The perfect Heroes UI should, first and foremost, give clear indication of which team is winning; currently the only way to figure this out is to stare at the levels on the top bar. The importance of reaching talent tiers 1, 4, 7, 10, 13, 16, and 20 is also key. Informed fans know that the outcome of every fight is dependent on teams arriving at these milestones efficiently. Without this info easily accessible to the viewer, casters are forced to constantly call it out. Add on map mechanics and hero abilities and you wind up with casters having to spend too much time explaining the rules, stealing precious airtime from more insightful discussions. The UI should explain Heroes and its components at a glance; otherwise, the presentation gets stuck in a Groundhog’s Day cycle of having to reintroduce the game and its myriad nuances at every turn.

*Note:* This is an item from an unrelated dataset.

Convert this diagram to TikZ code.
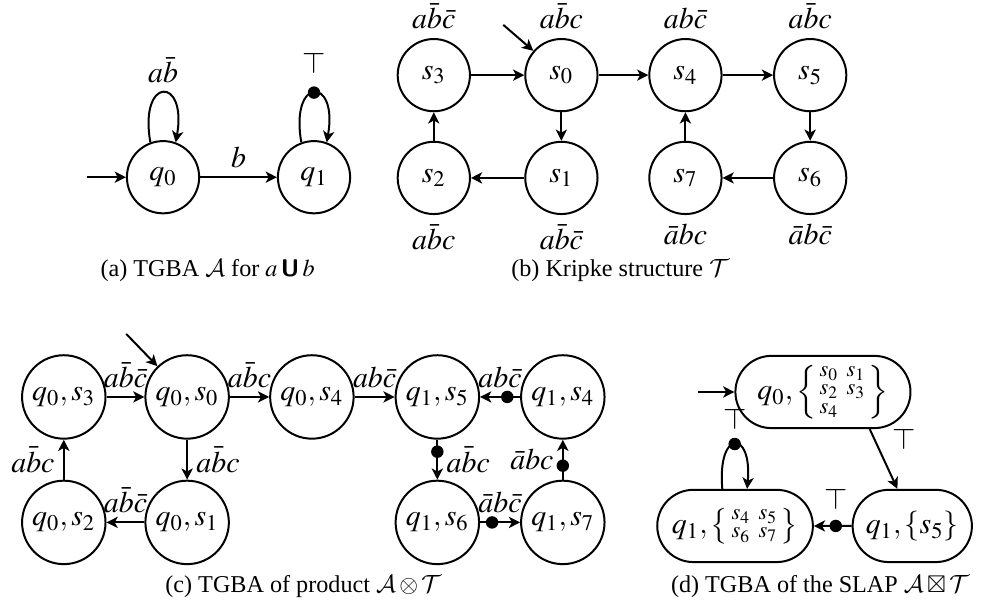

This underlying problem won’t be solved overnight. But over time, tweaking the way info is displayed will make the game more appealing and understandable for a viewer that stumbles upon a Heroes stream.
There is still hope
Can it be fixed? Can Heroes really compete with the big boys of esports?
Yes, and the solution is pretty simple: Blizzard needs to support the Heroes pro scene on the same level as other developers.
More in-game items related to esports is a start, but the game needs a dedicated community page, an in-game tab housing popular streams, featured tournaments, leaderboards, video content, recent results, in-depth analysis, and developer interviews. All of this information is out there, but it requires the sort of digging that a more casual player won’t do.
Esports in-game is the answer. This is the divine intervention Heroes of the Storm needs and deserves. Esports recognition increases viewership, and that leads to a more vibrant scene as a whole.
There are so many missed opportunities here, particularly when it comes to supporting the teams and players that draw viewers. The top teams in the world still average less than $1,000 a month in salary. Unless you are top two in a region, there is little incentive to play competitively. And you can’t blame the organizations for paying players so little in a game that no one watches.
So help them watch. Improve the spectator experience. Bridge the gap between pro and casual players with in-game tools. As a fan, I want to see Heroes succeed, but big changes are needed if the game wants to compete.